The essential problem is that the musical gestures of thousands of ‘modernist’ orchestral or ensemble pieces is that their voice of protest does not carry any expressive power in and of itself. In fact, the idiom of the abrasively dissonant and fractured orchestral instrumentarium has become a cliché. It hasn’t been ‘new’ for about 60 years, in fact. So instead of cutting through or resisting received opinions or modes of production, this kind of approach to orchestral composition actually shores them up. There is nothing more predictable than the angular unpredictability of a modernist orchestral work – either when it’s played at a contemporary music festival in Donaueschingen or Huddersfield, or a London Symphony Orchestra subscription concert.

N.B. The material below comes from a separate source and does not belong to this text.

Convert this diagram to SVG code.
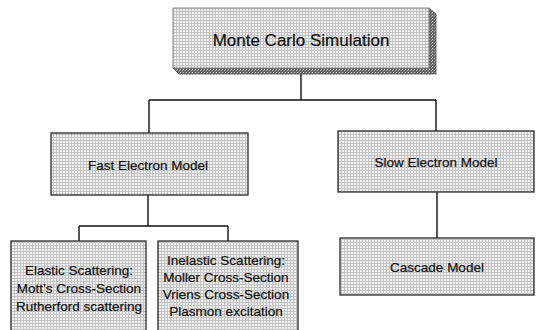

Tom Service’s solution, if one can talk about a solution to the problem, is that the composers have to overcome their fear of the world: “being unafraid of going it alone, of setting up their own ensembles, finding their own audiences, outside the institutions and the stylistic languages and mannerisms of contemporary music that have ossified around them.” His role model is the minimal music scene of New York in the early 70s, Reich and Glass, their own ensembles and their own audiences building around them far away from the contemporary music scene of that time. I hope such initiatives will thrive, although I doubt that we still have new musical terrains waiting to be discovered as it was the case in the historical situation in New York at that time. The field of music has been fragmented into such little pieces and islands that it is nowadays very hard to find land that is as fresh and full of fruits waiting to be harvested as it was with minimalism at that particular time. Nonetheless, there is still great new music coming from this hermetic scene, be it political or not. Some of my favorites of the recent years would be the superb Streichquartett Nr. 3 of Beat Furrer, or Benedict Mason’s “felt | ebb | thus | brink | here | array | telling“, a concert installation which broke the performance conventions of the contemporary music scene and was one of my all time favorite sonic experiences, or Georg Friedrich Haas’ piece “natures mortes”, which I heard in Donaueschingen once and which catched me after hearing hours of new music mannerism:


PS.: Some more reads about where new music is leading to: Alex Ross wrote a piece for the Guardian “Why do we hate modern classical music?“. David Stubbs book “Fear of Music, Why People Get Rothko But Don’t Get Stockhausen” asked some similar questions but mostly failed to come up with a concise answer.